::: Data block :::

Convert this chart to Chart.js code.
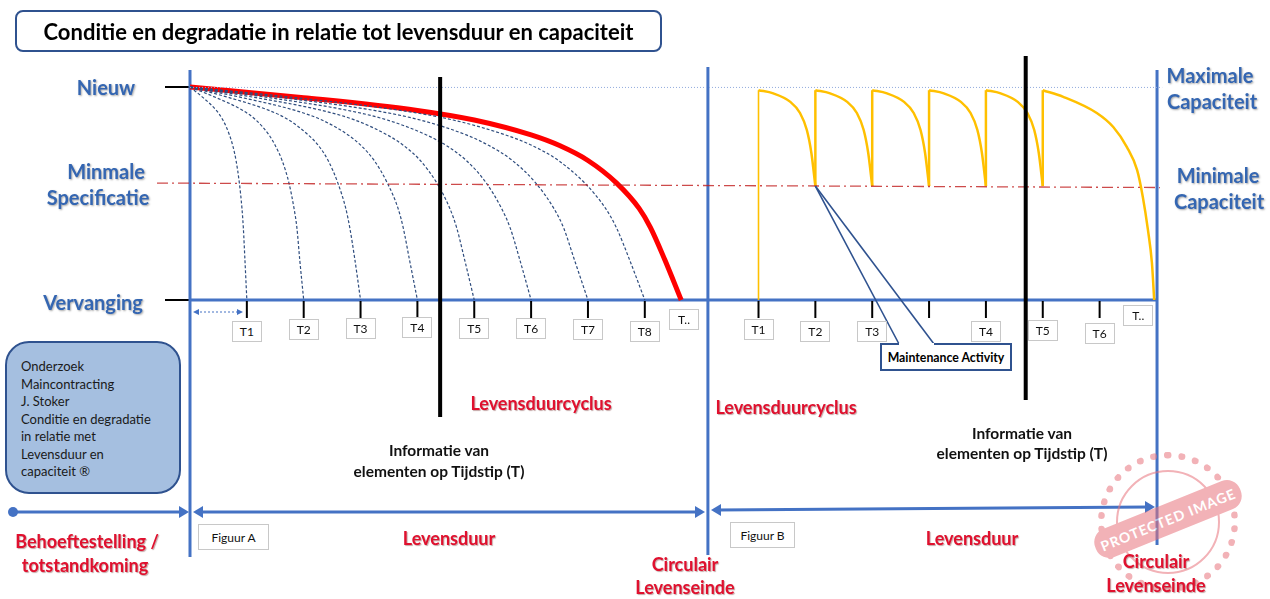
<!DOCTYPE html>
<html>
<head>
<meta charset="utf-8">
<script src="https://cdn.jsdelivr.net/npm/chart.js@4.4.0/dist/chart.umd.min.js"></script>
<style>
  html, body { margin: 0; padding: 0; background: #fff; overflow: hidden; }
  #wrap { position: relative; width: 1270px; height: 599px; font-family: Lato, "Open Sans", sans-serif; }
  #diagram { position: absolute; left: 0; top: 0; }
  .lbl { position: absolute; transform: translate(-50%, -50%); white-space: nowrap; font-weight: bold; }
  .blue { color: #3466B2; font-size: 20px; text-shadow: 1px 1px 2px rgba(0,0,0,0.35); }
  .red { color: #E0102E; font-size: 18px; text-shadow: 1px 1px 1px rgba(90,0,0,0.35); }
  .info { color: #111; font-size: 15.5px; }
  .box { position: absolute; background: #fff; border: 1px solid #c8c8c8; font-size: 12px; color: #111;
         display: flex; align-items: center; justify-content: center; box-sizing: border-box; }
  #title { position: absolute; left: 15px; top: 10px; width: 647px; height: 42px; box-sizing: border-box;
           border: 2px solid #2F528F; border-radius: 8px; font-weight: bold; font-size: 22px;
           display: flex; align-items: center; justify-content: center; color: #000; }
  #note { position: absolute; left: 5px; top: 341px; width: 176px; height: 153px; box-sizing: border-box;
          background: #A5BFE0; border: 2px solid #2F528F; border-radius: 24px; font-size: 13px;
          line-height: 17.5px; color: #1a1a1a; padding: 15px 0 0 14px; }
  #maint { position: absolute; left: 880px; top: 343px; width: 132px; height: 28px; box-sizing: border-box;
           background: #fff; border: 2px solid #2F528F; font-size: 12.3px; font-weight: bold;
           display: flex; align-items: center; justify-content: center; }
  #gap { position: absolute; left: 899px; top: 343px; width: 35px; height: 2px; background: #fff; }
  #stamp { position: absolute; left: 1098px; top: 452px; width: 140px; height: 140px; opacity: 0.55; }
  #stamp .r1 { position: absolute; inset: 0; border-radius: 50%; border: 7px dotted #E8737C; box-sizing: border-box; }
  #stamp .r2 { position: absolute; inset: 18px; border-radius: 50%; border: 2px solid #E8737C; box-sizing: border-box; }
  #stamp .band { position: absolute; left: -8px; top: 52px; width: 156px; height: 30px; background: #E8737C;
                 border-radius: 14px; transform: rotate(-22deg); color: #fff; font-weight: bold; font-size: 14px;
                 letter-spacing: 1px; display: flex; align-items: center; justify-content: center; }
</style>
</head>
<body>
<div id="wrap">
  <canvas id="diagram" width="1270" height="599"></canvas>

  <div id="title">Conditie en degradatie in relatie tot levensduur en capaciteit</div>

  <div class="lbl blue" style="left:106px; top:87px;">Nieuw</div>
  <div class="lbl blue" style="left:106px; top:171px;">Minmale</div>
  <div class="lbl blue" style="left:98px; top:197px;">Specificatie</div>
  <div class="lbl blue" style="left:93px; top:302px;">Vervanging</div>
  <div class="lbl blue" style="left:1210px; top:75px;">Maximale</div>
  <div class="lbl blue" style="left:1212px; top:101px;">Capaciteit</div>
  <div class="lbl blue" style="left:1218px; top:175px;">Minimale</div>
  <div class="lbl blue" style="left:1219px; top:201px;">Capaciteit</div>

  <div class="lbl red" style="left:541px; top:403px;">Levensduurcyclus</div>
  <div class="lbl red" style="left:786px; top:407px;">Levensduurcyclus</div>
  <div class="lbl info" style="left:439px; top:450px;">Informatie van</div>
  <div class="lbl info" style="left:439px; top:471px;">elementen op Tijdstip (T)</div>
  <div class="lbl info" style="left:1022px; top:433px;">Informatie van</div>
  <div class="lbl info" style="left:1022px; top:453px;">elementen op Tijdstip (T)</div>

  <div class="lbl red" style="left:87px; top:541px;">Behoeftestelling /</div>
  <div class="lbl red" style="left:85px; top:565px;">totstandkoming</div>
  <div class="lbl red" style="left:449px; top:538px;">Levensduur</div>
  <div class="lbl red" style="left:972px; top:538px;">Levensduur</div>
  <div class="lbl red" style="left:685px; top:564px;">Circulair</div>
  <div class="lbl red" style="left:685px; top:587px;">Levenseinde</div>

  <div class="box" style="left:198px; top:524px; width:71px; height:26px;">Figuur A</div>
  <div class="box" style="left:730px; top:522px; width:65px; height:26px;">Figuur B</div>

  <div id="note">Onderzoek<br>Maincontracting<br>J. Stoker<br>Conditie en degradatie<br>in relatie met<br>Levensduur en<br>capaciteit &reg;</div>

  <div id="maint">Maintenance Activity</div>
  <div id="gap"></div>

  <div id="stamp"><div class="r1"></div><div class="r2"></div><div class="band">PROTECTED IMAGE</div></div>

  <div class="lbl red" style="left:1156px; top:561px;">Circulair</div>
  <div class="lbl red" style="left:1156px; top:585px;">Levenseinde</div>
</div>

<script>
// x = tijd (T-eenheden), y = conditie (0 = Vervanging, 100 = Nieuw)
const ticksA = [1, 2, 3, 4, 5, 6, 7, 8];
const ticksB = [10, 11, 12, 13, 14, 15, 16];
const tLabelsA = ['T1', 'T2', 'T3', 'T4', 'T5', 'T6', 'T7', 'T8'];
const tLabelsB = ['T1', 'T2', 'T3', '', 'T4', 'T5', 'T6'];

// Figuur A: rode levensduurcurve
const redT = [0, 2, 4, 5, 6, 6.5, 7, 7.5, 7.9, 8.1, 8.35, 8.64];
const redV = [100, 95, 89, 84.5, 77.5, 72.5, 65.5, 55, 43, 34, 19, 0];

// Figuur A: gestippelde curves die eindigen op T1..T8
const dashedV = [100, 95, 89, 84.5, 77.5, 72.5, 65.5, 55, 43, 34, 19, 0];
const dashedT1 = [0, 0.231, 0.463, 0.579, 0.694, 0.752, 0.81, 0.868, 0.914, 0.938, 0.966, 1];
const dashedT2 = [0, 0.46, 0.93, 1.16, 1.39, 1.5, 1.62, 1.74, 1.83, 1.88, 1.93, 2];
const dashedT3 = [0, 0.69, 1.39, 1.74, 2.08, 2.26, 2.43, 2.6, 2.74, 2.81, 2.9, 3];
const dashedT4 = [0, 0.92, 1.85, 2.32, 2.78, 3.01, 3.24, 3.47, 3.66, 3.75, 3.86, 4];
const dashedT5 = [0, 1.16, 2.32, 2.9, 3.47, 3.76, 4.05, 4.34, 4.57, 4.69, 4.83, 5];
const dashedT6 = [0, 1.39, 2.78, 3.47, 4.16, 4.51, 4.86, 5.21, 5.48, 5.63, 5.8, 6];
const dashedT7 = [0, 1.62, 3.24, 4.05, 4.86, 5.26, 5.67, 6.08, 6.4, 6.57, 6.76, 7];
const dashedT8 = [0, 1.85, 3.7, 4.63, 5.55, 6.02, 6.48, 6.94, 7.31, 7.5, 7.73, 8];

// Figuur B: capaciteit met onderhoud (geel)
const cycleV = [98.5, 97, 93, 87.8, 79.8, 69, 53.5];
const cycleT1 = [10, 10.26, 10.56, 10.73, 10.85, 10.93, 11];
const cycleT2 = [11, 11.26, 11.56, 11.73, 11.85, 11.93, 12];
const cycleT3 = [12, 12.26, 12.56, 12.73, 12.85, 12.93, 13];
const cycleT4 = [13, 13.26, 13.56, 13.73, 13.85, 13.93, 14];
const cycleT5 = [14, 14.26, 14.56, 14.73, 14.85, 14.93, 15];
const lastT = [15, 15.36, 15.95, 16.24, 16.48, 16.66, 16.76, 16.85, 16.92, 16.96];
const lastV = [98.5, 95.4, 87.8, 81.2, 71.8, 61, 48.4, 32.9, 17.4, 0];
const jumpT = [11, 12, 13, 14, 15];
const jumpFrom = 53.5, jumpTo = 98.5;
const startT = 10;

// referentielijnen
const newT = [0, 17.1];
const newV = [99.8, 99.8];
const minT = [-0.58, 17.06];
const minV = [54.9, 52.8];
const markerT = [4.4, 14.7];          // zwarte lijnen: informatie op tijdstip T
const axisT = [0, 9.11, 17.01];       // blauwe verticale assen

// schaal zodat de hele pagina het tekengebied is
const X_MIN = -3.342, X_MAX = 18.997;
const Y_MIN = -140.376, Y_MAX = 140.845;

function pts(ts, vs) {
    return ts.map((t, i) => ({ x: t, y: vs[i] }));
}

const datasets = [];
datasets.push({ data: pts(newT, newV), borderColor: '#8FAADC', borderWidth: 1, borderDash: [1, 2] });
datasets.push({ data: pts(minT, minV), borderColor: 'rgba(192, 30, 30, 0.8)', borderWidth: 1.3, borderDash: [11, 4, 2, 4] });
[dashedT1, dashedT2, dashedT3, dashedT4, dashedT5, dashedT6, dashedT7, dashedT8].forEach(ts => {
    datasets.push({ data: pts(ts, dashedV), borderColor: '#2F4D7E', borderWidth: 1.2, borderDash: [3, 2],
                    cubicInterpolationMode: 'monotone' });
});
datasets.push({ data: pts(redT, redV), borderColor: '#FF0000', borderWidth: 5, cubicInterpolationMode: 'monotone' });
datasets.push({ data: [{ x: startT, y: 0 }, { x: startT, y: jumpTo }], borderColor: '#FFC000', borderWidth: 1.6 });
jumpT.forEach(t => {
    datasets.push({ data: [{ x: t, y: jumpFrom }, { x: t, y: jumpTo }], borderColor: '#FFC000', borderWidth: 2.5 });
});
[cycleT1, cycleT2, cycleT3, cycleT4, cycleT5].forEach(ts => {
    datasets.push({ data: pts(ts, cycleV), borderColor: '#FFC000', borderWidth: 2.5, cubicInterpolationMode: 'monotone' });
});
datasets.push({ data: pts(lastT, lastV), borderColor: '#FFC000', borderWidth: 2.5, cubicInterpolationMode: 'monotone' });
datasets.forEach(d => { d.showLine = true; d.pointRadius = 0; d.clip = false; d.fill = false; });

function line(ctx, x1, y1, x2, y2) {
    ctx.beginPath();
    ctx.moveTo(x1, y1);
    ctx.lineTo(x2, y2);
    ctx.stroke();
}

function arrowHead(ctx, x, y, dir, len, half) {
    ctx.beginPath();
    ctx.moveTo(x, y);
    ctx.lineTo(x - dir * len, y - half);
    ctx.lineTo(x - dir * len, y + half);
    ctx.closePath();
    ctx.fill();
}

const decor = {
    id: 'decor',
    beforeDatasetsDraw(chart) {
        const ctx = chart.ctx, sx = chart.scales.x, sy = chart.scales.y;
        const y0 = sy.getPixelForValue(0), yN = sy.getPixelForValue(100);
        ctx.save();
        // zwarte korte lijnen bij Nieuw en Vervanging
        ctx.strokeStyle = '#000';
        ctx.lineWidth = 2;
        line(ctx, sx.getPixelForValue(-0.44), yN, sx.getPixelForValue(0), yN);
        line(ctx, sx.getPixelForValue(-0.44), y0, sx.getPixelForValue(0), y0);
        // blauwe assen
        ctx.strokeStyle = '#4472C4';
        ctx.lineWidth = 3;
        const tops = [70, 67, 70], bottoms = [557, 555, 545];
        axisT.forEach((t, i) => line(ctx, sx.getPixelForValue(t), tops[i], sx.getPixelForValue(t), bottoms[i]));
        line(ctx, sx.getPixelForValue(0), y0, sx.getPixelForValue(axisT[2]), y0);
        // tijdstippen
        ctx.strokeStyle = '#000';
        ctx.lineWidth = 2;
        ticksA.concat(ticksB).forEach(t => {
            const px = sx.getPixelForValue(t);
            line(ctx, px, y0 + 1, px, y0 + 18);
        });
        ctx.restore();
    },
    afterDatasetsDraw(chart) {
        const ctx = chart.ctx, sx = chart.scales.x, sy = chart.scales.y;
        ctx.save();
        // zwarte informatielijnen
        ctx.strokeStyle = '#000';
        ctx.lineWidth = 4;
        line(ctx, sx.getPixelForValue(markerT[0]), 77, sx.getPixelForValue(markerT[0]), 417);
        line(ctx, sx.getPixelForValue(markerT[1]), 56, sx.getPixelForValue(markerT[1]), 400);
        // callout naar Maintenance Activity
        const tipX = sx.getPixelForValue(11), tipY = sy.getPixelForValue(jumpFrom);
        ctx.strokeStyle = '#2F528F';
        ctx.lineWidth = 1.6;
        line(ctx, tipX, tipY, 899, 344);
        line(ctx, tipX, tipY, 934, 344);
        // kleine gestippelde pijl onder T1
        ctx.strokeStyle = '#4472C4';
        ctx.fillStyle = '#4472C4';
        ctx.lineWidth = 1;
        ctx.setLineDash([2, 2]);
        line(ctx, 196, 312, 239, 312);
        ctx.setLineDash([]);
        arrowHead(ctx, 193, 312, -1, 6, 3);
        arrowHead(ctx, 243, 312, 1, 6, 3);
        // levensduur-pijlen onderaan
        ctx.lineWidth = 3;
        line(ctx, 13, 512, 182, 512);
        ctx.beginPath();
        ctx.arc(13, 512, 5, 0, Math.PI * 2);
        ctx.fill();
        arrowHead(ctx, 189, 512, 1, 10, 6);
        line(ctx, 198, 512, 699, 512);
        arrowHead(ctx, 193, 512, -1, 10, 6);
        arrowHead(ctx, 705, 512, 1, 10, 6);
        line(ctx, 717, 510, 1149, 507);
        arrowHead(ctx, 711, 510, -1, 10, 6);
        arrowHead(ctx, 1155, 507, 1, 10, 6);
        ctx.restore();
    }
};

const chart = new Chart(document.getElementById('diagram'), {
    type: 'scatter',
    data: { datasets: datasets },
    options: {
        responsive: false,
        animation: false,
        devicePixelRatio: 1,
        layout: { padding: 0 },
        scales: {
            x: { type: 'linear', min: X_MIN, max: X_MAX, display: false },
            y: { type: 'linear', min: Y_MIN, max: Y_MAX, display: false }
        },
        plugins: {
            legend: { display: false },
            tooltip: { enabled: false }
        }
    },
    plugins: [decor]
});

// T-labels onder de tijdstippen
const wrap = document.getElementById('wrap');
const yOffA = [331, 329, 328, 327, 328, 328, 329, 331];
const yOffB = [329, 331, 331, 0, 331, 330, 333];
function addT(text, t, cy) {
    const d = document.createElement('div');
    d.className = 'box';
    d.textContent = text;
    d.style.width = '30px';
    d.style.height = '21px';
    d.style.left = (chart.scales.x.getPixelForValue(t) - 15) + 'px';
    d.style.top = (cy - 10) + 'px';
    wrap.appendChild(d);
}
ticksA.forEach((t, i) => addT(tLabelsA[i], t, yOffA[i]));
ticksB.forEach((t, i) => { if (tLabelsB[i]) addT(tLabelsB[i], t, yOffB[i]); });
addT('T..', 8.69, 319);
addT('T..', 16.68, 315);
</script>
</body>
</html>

:::

■ Set exercise
Find each line holding the string "chart" and copy it out.

■ Problem solution
Convert this chart to Chart.js code.
<script src="https://cdn.jsdelivr.net/npm/chart.js@4.4.0/dist/chart.umd.min.js"></script>
    beforeDatasetsDraw(chart) {
        const ctx = chart.ctx, sx = chart.scales.x, sy = chart.scales.y;
    afterDatasetsDraw(chart) {
        const ctx = chart.ctx, sx = chart.scales.x, sy = chart.scales.y;
const chart = new Chart(document.getElementById('diagram'), {
    d.style.left = (chart.scales.x.getPixelForValue(t) - 15) + 'px';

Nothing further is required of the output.